Records for processing:
+++
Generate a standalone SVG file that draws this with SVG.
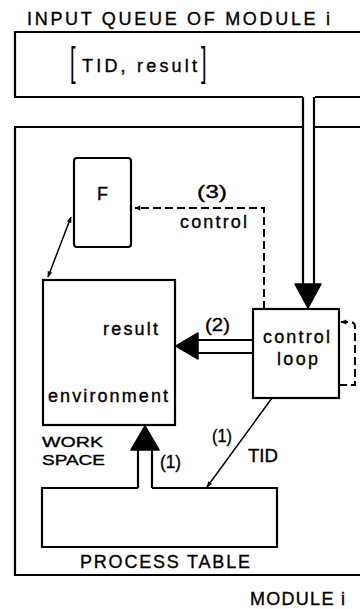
<svg xmlns="http://www.w3.org/2000/svg" width="360" height="609" viewBox="0 0 360 609">
<style>
.t{font-family:"Liberation Sans",Arial,sans-serif;font-size:18px;fill:#000;stroke:#000;stroke-width:0.35}
.s{font-size:15.5px}
.br{font-family:"Liberation Sans",Arial,sans-serif;font-size:20px;fill:#000}
.ln{fill:none;stroke:#000;stroke-width:2.2}
.th{fill:none;stroke:#000;stroke-width:1.5}
.ds{fill:none;stroke:#000;stroke-width:2;stroke-dasharray:8 4}
.ah{fill:#000;stroke:#000;stroke-width:1.5;stroke-linejoin:round}
</style>
<defs>
<marker id="sm" viewBox="0 0 10 10" refX="9" refY="5" markerWidth="7" markerHeight="6" markerUnits="userSpaceOnUse" orient="auto-start-reverse"><path d="M0,1 L10,5 L0,9 z" fill="#000"/></marker>
<marker id="dm" viewBox="0 0 10 10" refX="9" refY="5" markerWidth="9" markerHeight="6" markerUnits="userSpaceOnUse" orient="auto"><path d="M0,1 L10,5 L0,9 z" fill="#000"/></marker>
</defs>
<rect width="360" height="609" fill="#fff"/>
<g id="queue">
<text class="t" x="27" y="25" textLength="303" lengthAdjust="spacing">INPUT QUEUE OF MODULE i</text>
<path class="ln" d="M360,32 H15 V97 H303 M315,97 H360"/>
<text class="br" transform="translate(70,76) scale(1,2)">[</text>
<text class="t" x="82" y="72" textLength="115" lengthAdjust="spacing">TID, result</text>
<text class="br" transform="translate(201,76) scale(1,2)">]</text>
</g>
<g id="module">
<path class="ln" d="M303,127 H15 V575 H360 M315,127 H360"/>
<text class="t" x="250" y="605" textLength="95" lengthAdjust="spacing">MODULE i</text>
</g>
<g id="F">
<rect class="ln" x="74" y="158" width="57" height="89" rx="3"/>
<text class="t" x="97" y="200">F</text>
</g>
<g id="workspace">
<rect class="ln" x="43" y="280" width="132" height="145"/>
<text class="t" x="103" y="335" textLength="55" lengthAdjust="spacing">result</text>
<text class="t" x="48" y="402" textLength="120" lengthAdjust="spacing">environment</text>
<text class="t s" x="42" y="447" textLength="61" lengthAdjust="spacingAndGlyphs">WORK</text>
<text class="t s" x="42" y="465" textLength="63" lengthAdjust="spacingAndGlyphs">SPACE</text>
</g>
<g id="controlloop">
<rect class="ln" x="253" y="309" width="86" height="89"/>
<text class="t" x="263" y="343" textLength="67" lengthAdjust="spacing">control</text>
<text class="t" x="277" y="365" textLength="41" lengthAdjust="spacing">loop</text>
</g>
<g id="processtable">
<path class="ln" d="M138,488 H42 V547 H277 V488 H152"/>
<text class="t" x="80" y="568" textLength="170" lengthAdjust="spacing">PROCESS TABLE</text>
</g>
<g id="connectors">
<path class="ln" d="M303,97 V284 M314,97 V284"/>
<polygon class="ah" points="295,284 321,284 308,308"/>
<path class="ds" d="M264,309 V208 H135" marker-end="url(#dm)"/>
<text class="t" x="197" y="198" textLength="30" lengthAdjust="spacingAndGlyphs">(3)</text>
<text class="t" x="180" y="228" textLength="67" lengthAdjust="spacing">control</text>
<path class="ds" d="M339,385 H355 V327 Q355,322 350,322 H341" marker-end="url(#dm)"/>
<path class="th" d="M71,217 L48,277" marker-start="url(#sm)" marker-end="url(#sm)"/>
<path class="ln" d="M253,340 H197 M253,353 H197"/>
<polygon class="ah" points="176,346 198,333 198,359"/>
<text class="t" x="205" y="331" textLength="25" lengthAdjust="spacingAndGlyphs">(2)</text>
<path class="ln" d="M138,488 V450 M152,488 V450"/>
<polygon class="ah" points="131,450 159,450 145,426"/>
<text class="t" x="160" y="468" textLength="21" lengthAdjust="spacingAndGlyphs">(1)</text>
<path class="th" d="M272,398 L207,487" marker-end="url(#sm)"/>
<text class="t" x="212" y="442" textLength="20" lengthAdjust="spacingAndGlyphs">(1)</text>
<text class="t" x="248" y="462" textLength="30" lengthAdjust="spacingAndGlyphs">TID</text>
</g>
</svg>
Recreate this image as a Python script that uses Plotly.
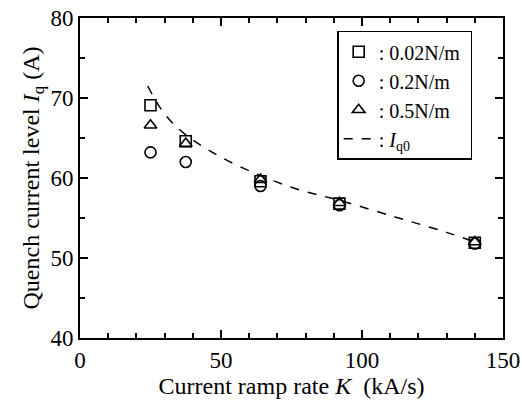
import plotly.graph_objects as go

# Data
K_sq = [25, 37.5, 64, 92, 140]
I_sq = [69.1, 64.6, 59.6, 56.8, 51.9]
K_ci = [25, 37.5, 64, 92, 140]
I_ci = [63.2, 62.0, 59.0, 56.6, 51.8]
K_tr = [25, 37.5, 64, 92, 140]
I_tr = [66.6, 64.3, 59.8, 56.9, 52.0]
K_fit = [24, 30, 37.5, 50, 64, 77, 92, 112, 130, 140]
I_fit = [71.5, 68.0, 65.4, 62.6, 60.3, 58.6, 57.2, 55.1, 53.2, 52.0]

FONT = "Liberation Serif"

fig = go.Figure()
mk = dict(color="black", size=11, line=dict(color="black", width=1.6))
fig.add_trace(go.Scatter(x=K_sq, y=I_sq, mode="markers", name=": 0.02N/m\u00a0",
                         marker=dict(symbol="square-open", **mk)))
fig.add_trace(go.Scatter(x=K_ci, y=I_ci, mode="markers", name=": 0.2N/m",
                         marker=dict(symbol="circle-open", **mk)))
fig.add_trace(go.Scatter(x=K_tr, y=I_tr, mode="markers", name=": 0.5N/m",
                         marker=dict(symbol="triangle-up-open", **mk)))
fig.add_trace(go.Scatter(x=K_fit, y=I_fit, mode="lines", name=": <i>I</i><sub>q0</sub>",
                         line=dict(color="black", width=1.5, dash="dash", shape="spline")))

axis_common = dict(showline=True, linecolor="black", linewidth=2, mirror="ticks",
                   ticks="inside", ticklen=8, tickwidth=1.5, tickcolor="black",
                   showgrid=False, zeroline=False, automargin=False,
                   ticklabeloverflow="allow",
                   tickfont=dict(family=FONT, size=23, color="black"))

fig.update_xaxes(range=[0, 150], dtick=50, tick0=0,
                 minor=dict(dtick=10, ticks="inside", ticklen=5, tickwidth=1.5, tickcolor="black"),
                 title=dict(text="Current ramp rate <i>K</i>  (kA/s)",
                            font=dict(family=FONT, size=24, color="black"), standoff=6),
                 **axis_common)
fig.update_yaxes(range=[40, 80], dtick=10, tick0=40,
                 minor=dict(dtick=5, ticks="inside", ticklen=5, tickwidth=1.5, tickcolor="black"),
                 title=dict(text="Quench current level <i>I</i><sub>q</sub> (A)",
                            font=dict(family=FONT, size=24, color="black"), standoff=4),
                 **axis_common)

fig.update_layout(
    width=522, height=407,
    margin=dict(l=80, r=19, t=18, b=69),
    plot_bgcolor="white", paper_bgcolor="white",
    font=dict(family=FONT, color="black"),
    legend=dict(x=0.608, y=0.96, xanchor="left", yanchor="top",
                bordercolor="black", borderwidth=1.5, bgcolor="white",
                font=dict(family=FONT, size=20, color="black"),
                tracegroupgap=0, itemwidth=30),
)

# remove the default page body margin so the figure fills the window exactly
fig.write_html("out.html",
               config={"displayModeBar": False},
               post_script="document.body.style.margin='0';document.body.style.overflow='hidden';")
+++
Request:
Pictures are to be left out; the records above must be repeated word for word.

Full answer:
Generate a standalone SVG file that draws this with SVG.
<svg xmlns="http://www.w3.org/2000/svg" width="360" height="609" viewBox="0 0 360 609">
<style>
.t{font-family:"Liberation Sans",Arial,sans-serif;font-size:18px;fill:#000;stroke:#000;stroke-width:0.35}
.s{font-size:15.5px}
.br{font-family:"Liberation Sans",Arial,sans-serif;font-size:20px;fill:#000}
.ln{fill:none;stroke:#000;stroke-width:2.2}
.th{fill:none;stroke:#000;stroke-width:1.5}
.ds{fill:none;stroke:#000;stroke-width:2;stroke-dasharray:8 4}
.ah{fill:#000;stroke:#000;stroke-width:1.5;stroke-linejoin:round}
</style>
<defs>
<marker id="sm" viewBox="0 0 10 10" refX="9" refY="5" markerWidth="7" markerHeight="6" markerUnits="userSpaceOnUse" orient="auto-start-reverse"><path d="M0,1 L10,5 L0,9 z" fill="#000"/></marker>
<marker id="dm" viewBox="0 0 10 10" refX="9" refY="5" markerWidth="9" markerHeight="6" markerUnits="userSpaceOnUse" orient="auto"><path d="M0,1 L10,5 L0,9 z" fill="#000"/></marker>
</defs>
<rect width="360" height="609" fill="#fff"/>
<g id="queue">
<text class="t" x="27" y="25" textLength="303" lengthAdjust="spacing">INPUT QUEUE OF MODULE i</text>
<path class="ln" d="M360,32 H15 V97 H303 M315,97 H360"/>
<text class="br" transform="translate(70,76) scale(1,2)">[</text>
<text class="t" x="82" y="72" textLength="115" lengthAdjust="spacing">TID, result</text>
<text class="br" transform="translate(201,76) scale(1,2)">]</text>
</g>
<g id="module">
<path class="ln" d="M303,127 H15 V575 H360 M315,127 H360"/>
<text class="t" x="250" y="605" textLength="95" lengthAdjust="spacing">MODULE i</text>
</g>
<g id="F">
<rect class="ln" x="74" y="158" width="57" height="89" rx="3"/>
<text class="t" x="97" y="200">F</text>
</g>
<g id="workspace">
<rect class="ln" x="43" y="280" width="132" height="145"/>
<text class="t" x="103" y="335" textLength="55" lengthAdjust="spacing">result</text>
<text class="t" x="48" y="402" textLength="120" lengthAdjust="spacing">environment</text>
<text class="t s" x="42" y="447" textLength="61" lengthAdjust="spacingAndGlyphs">WORK</text>
<text class="t s" x="42" y="465" textLength="63" lengthAdjust="spacingAndGlyphs">SPACE</text>
</g>
<g id="controlloop">
<rect class="ln" x="253" y="309" width="86" height="89"/>
<text class="t" x="263" y="343" textLength="67" lengthAdjust="spacing">control</text>
<text class="t" x="277" y="365" textLength="41" lengthAdjust="spacing">loop</text>
</g>
<g id="processtable">
<path class="ln" d="M138,488 H42 V547 H277 V488 H152"/>
<text class="t" x="80" y="568" textLength="170" lengthAdjust="spacing">PROCESS TABLE</text>
</g>
<g id="connectors">
<path class="ln" d="M303,97 V284 M314,97 V284"/>
<polygon class="ah" points="295,284 321,284 308,308"/>
<path class="ds" d="M264,309 V208 H135" marker-end="url(#dm)"/>
<text class="t" x="197" y="198" textLength="30" lengthAdjust="spacingAndGlyphs">(3)</text>
<text class="t" x="180" y="228" textLength="67" lengthAdjust="spacing">control</text>
<path class="ds" d="M339,385 H355 V327 Q355,322 350,322 H341" marker-end="url(#dm)"/>
<path class="th" d="M71,217 L48,277" marker-start="url(#sm)" marker-end="url(#sm)"/>
<path class="ln" d="M253,340 H197 M253,353 H197"/>
<polygon class="ah" points="176,346 198,333 198,359"/>
<text class="t" x="205" y="331" textLength="25" lengthAdjust="spacingAndGlyphs">(2)</text>
<path class="ln" d="M138,488 V450 M152,488 V450"/>
<polygon class="ah" points="131,450 159,450 145,426"/>
<text class="t" x="160" y="468" textLength="21" lengthAdjust="spacingAndGlyphs">(1)</text>
<path class="th" d="M272,398 L207,487" marker-end="url(#sm)"/>
<text class="t" x="212" y="442" textLength="20" lengthAdjust="spacingAndGlyphs">(1)</text>
<text class="t" x="248" y="462" textLength="30" lengthAdjust="spacingAndGlyphs">TID</text>
</g>
</svg>
Recreate this image as a Python script that uses Plotly.
import plotly.graph_objects as go

# Data
K_sq = [25, 37.5, 64, 92, 140]
I_sq = [69.1, 64.6, 59.6, 56.8, 51.9]
K_ci = [25, 37.5, 64, 92, 140]
I_ci = [63.2, 62.0, 59.0, 56.6, 51.8]
K_tr = [25, 37.5, 64, 92, 140]
I_tr = [66.6, 64.3, 59.8, 56.9, 52.0]
K_fit = [24, 30, 37.5, 50, 64, 77, 92, 112, 130, 140]
I_fit = [71.5, 68.0, 65.4, 62.6, 60.3, 58.6, 57.2, 55.1, 53.2, 52.0]

FONT = "Liberation Serif"

fig = go.Figure()
mk = dict(color="black", size=11, line=dict(color="black", width=1.6))
fig.add_trace(go.Scatter(x=K_sq, y=I_sq, mode="markers", name=": 0.02N/m\u00a0",
                         marker=dict(symbol="square-open", **mk)))
fig.add_trace(go.Scatter(x=K_ci, y=I_ci, mode="markers", name=": 0.2N/m",
                         marker=dict(symbol="circle-open", **mk)))
fig.add_trace(go.Scatter(x=K_tr, y=I_tr, mode="markers", name=": 0.5N/m",
                         marker=dict(symbol="triangle-up-open", **mk)))
fig.add_trace(go.Scatter(x=K_fit, y=I_fit, mode="lines", name=": <i>I</i><sub>q0</sub>",
                         line=dict(color="black", width=1.5, dash="dash", shape="spline")))

axis_common = dict(showline=True, linecolor="black", linewidth=2, mirror="ticks",
                   ticks="inside", ticklen=8, tickwidth=1.5, tickcolor="black",
                   showgrid=False, zeroline=False, automargin=False,
                   ticklabeloverflow="allow",
                   tickfont=dict(family=FONT, size=23, color="black"))

fig.update_xaxes(range=[0, 150], dtick=50, tick0=0,
                 minor=dict(dtick=10, ticks="inside", ticklen=5, tickwidth=1.5, tickcolor="black"),
                 title=dict(text="Current ramp rate <i>K</i>  (kA/s)",
                            font=dict(family=FONT, size=24, color="black"), standoff=6),
                 **axis_common)
fig.update_yaxes(range=[40, 80], dtick=10, tick0=40,
                 minor=dict(dtick=5, ticks="inside", ticklen=5, tickwidth=1.5, tickcolor="black"),
                 title=dict(text="Quench current level <i>I</i><sub>q</sub> (A)",
                            font=dict(family=FONT, size=24, color="black"), standoff=4),
                 **axis_common)

fig.update_layout(
    width=522, height=407,
    margin=dict(l=80, r=19, t=18, b=69),
    plot_bgcolor="white", paper_bgcolor="white",
    font=dict(family=FONT, color="black"),
    legend=dict(x=0.608, y=0.96, xanchor="left", yanchor="top",
                bordercolor="black", borderwidth=1.5, bgcolor="white",
                font=dict(family=FONT, size=20, color="black"),
                tracegroupgap=0, itemwidth=30),
)

# remove the default page body margin so the figure fills the window exactly
fig.write_html("out.html",
               config={"displayModeBar": False},
               post_script="document.body.style.margin='0';document.body.style.overflow='hidden';")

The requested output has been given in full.